> [PROVIDED MATERIAL]

....

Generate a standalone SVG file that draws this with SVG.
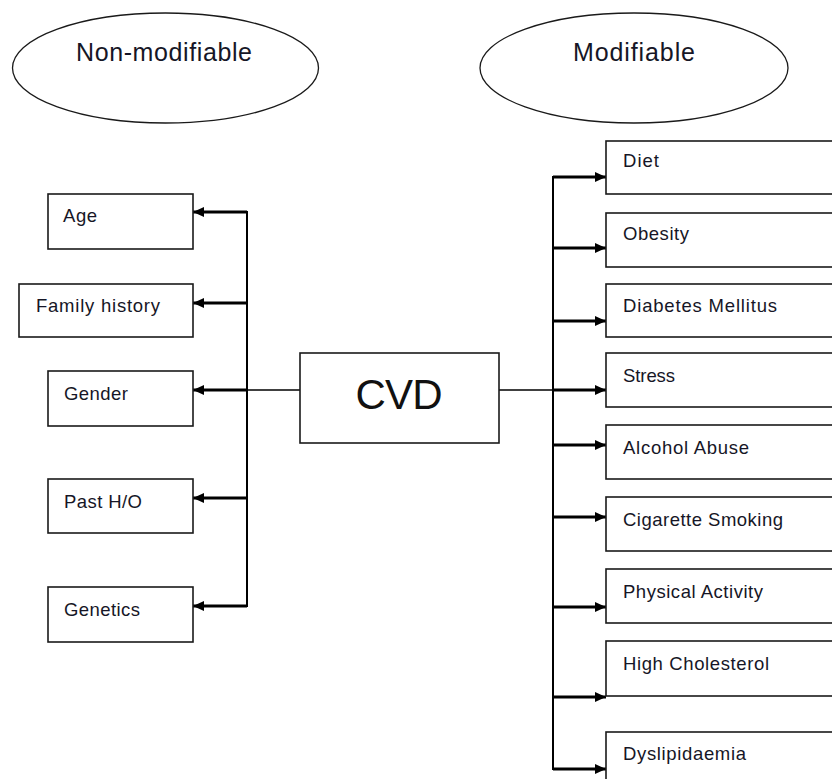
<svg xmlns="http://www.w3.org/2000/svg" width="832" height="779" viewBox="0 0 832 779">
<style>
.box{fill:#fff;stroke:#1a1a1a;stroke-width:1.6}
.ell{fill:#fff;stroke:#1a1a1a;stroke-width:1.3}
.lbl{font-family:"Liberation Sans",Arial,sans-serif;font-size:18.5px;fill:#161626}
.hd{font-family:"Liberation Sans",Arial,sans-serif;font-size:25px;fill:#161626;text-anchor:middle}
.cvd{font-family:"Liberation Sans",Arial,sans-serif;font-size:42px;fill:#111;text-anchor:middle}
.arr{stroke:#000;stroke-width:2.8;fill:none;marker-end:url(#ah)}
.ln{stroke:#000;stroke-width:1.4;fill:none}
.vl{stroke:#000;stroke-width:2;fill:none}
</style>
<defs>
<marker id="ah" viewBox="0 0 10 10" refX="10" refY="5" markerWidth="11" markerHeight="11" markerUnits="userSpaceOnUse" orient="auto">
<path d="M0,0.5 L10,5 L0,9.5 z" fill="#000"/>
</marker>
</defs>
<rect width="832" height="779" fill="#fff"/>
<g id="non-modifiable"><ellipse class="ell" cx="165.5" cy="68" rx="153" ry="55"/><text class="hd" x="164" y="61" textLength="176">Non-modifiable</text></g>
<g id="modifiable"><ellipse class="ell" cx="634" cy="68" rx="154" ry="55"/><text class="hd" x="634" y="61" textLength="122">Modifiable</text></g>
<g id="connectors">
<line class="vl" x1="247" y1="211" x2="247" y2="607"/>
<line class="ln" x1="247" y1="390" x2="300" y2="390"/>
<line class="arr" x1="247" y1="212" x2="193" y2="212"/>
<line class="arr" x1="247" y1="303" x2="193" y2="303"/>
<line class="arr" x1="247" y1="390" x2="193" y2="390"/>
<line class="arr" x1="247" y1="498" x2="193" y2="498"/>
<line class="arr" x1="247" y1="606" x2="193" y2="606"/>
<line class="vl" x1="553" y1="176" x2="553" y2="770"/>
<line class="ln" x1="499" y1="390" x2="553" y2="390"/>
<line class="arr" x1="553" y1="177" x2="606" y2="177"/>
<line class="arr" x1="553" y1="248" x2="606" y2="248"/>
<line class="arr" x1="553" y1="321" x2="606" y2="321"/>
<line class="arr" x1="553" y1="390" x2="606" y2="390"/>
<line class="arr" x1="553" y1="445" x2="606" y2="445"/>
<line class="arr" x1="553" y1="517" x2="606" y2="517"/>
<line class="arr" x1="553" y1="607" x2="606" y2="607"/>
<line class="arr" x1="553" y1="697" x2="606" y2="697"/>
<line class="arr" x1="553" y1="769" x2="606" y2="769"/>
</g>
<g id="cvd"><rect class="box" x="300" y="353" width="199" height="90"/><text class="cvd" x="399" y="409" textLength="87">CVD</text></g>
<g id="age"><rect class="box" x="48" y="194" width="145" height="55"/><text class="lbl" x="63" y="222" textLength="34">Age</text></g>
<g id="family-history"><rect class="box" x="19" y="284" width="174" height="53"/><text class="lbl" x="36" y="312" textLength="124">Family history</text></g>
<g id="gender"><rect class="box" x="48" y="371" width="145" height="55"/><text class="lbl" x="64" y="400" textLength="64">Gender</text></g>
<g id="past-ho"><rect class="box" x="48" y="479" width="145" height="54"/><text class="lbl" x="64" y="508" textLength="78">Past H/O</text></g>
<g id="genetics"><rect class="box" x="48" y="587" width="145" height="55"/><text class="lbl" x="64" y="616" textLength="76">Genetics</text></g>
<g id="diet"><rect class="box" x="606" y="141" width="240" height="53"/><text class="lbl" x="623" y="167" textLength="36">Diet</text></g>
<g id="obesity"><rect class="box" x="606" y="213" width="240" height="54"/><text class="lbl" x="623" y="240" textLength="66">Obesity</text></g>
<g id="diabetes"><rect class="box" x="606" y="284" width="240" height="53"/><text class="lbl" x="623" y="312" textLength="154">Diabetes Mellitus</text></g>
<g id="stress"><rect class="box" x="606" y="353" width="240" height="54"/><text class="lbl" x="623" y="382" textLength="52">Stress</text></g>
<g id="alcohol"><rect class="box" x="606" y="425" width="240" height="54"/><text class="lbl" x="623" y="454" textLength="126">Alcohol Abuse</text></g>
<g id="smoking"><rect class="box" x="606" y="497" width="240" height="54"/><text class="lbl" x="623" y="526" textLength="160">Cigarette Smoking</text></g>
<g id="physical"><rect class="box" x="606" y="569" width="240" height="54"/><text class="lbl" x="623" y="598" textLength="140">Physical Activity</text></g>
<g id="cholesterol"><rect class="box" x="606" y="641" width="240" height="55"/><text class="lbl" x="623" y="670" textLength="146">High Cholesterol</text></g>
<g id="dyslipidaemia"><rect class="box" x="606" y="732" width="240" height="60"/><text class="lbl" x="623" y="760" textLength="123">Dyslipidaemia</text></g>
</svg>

....

> [TASK] Give every line back word for word and leave the pictures out.

> [RESPONSE]
Generate a standalone SVG file that draws this with SVG.
<svg xmlns="http://www.w3.org/2000/svg" width="832" height="779" viewBox="0 0 832 779">
<style>
.box{fill:#fff;stroke:#1a1a1a;stroke-width:1.6}
.ell{fill:#fff;stroke:#1a1a1a;stroke-width:1.3}
.lbl{font-family:"Liberation Sans",Arial,sans-serif;font-size:18.5px;fill:#161626}
.hd{font-family:"Liberation Sans",Arial,sans-serif;font-size:25px;fill:#161626;text-anchor:middle}
.cvd{font-family:"Liberation Sans",Arial,sans-serif;font-size:42px;fill:#111;text-anchor:middle}
.arr{stroke:#000;stroke-width:2.8;fill:none;marker-end:url(#ah)}
.ln{stroke:#000;stroke-width:1.4;fill:none}
.vl{stroke:#000;stroke-width:2;fill:none}
</style>
<defs>
<marker id="ah" viewBox="0 0 10 10" refX="10" refY="5" markerWidth="11" markerHeight="11" markerUnits="userSpaceOnUse" orient="auto">
<path d="M0,0.5 L10,5 L0,9.5 z" fill="#000"/>
</marker>
</defs>
<rect width="832" height="779" fill="#fff"/>
<g id="non-modifiable"><ellipse class="ell" cx="165.5" cy="68" rx="153" ry="55"/><text class="hd" x="164" y="61" textLength="176">Non-modifiable</text></g>
<g id="modifiable"><ellipse class="ell" cx="634" cy="68" rx="154" ry="55"/><text class="hd" x="634" y="61" textLength="122">Modifiable</text></g>
<g id="connectors">
<line class="vl" x1="247" y1="211" x2="247" y2="607"/>
<line class="ln" x1="247" y1="390" x2="300" y2="390"/>
<line class="arr" x1="247" y1="212" x2="193" y2="212"/>
<line class="arr" x1="247" y1="303" x2="193" y2="303"/>
<line class="arr" x1="247" y1="390" x2="193" y2="390"/>
<line class="arr" x1="247" y1="498" x2="193" y2="498"/>
<line class="arr" x1="247" y1="606" x2="193" y2="606"/>
<line class="vl" x1="553" y1="176" x2="553" y2="770"/>
<line class="ln" x1="499" y1="390" x2="553" y2="390"/>
<line class="arr" x1="553" y1="177" x2="606" y2="177"/>
<line class="arr" x1="553" y1="248" x2="606" y2="248"/>
<line class="arr" x1="553" y1="321" x2="606" y2="321"/>
<line class="arr" x1="553" y1="390" x2="606" y2="390"/>
<line class="arr" x1="553" y1="445" x2="606" y2="445"/>
<line class="arr" x1="553" y1="517" x2="606" y2="517"/>
<line class="arr" x1="553" y1="607" x2="606" y2="607"/>
<line class="arr" x1="553" y1="697" x2="606" y2="697"/>
<line class="arr" x1="553" y1="769" x2="606" y2="769"/>
</g>
<g id="cvd"><rect class="box" x="300" y="353" width="199" height="90"/><text class="cvd" x="399" y="409" textLength="87">CVD</text></g>
<g id="age"><rect class="box" x="48" y="194" width="145" height="55"/><text class="lbl" x="63" y="222" textLength="34">Age</text></g>
<g id="family-history"><rect class="box" x="19" y="284" width="174" height="53"/><text class="lbl" x="36" y="312" textLength="124">Family history</text></g>
<g id="gender"><rect class="box" x="48" y="371" width="145" height="55"/><text class="lbl" x="64" y="400" textLength="64">Gender</text></g>
<g id="past-ho"><rect class="box" x="48" y="479" width="145" height="54"/><text class="lbl" x="64" y="508" textLength="78">Past H/O</text></g>
<g id="genetics"><rect class="box" x="48" y="587" width="145" height="55"/><text class="lbl" x="64" y="616" textLength="76">Genetics</text></g>
<g id="diet"><rect class="box" x="606" y="141" width="240" height="53"/><text class="lbl" x="623" y="167" textLength="36">Diet</text></g>
<g id="obesity"><rect class="box" x="606" y="213" width="240" height="54"/><text class="lbl" x="623" y="240" textLength="66">Obesity</text></g>
<g id="diabetes"><rect class="box" x="606" y="284" width="240" height="53"/><text class="lbl" x="623" y="312" textLength="154">Diabetes Mellitus</text></g>
<g id="stress"><rect class="box" x="606" y="353" width="240" height="54"/><text class="lbl" x="623" y="382" textLength="52">Stress</text></g>
<g id="alcohol"><rect class="box" x="606" y="425" width="240" height="54"/><text class="lbl" x="623" y="454" textLength="126">Alcohol Abuse</text></g>
<g id="smoking"><rect class="box" x="606" y="497" width="240" height="54"/><text class="lbl" x="623" y="526" textLength="160">Cigarette Smoking</text></g>
<g id="physical"><rect class="box" x="606" y="569" width="240" height="54"/><text class="lbl" x="623" y="598" textLength="140">Physical Activity</text></g>
<g id="cholesterol"><rect class="box" x="606" y="641" width="240" height="55"/><text class="lbl" x="623" y="670" textLength="146">High Cholesterol</text></g>
<g id="dyslipidaemia"><rect class="box" x="606" y="732" width="240" height="60"/><text class="lbl" x="623" y="760" textLength="123">Dyslipidaemia</text></g>
</svg>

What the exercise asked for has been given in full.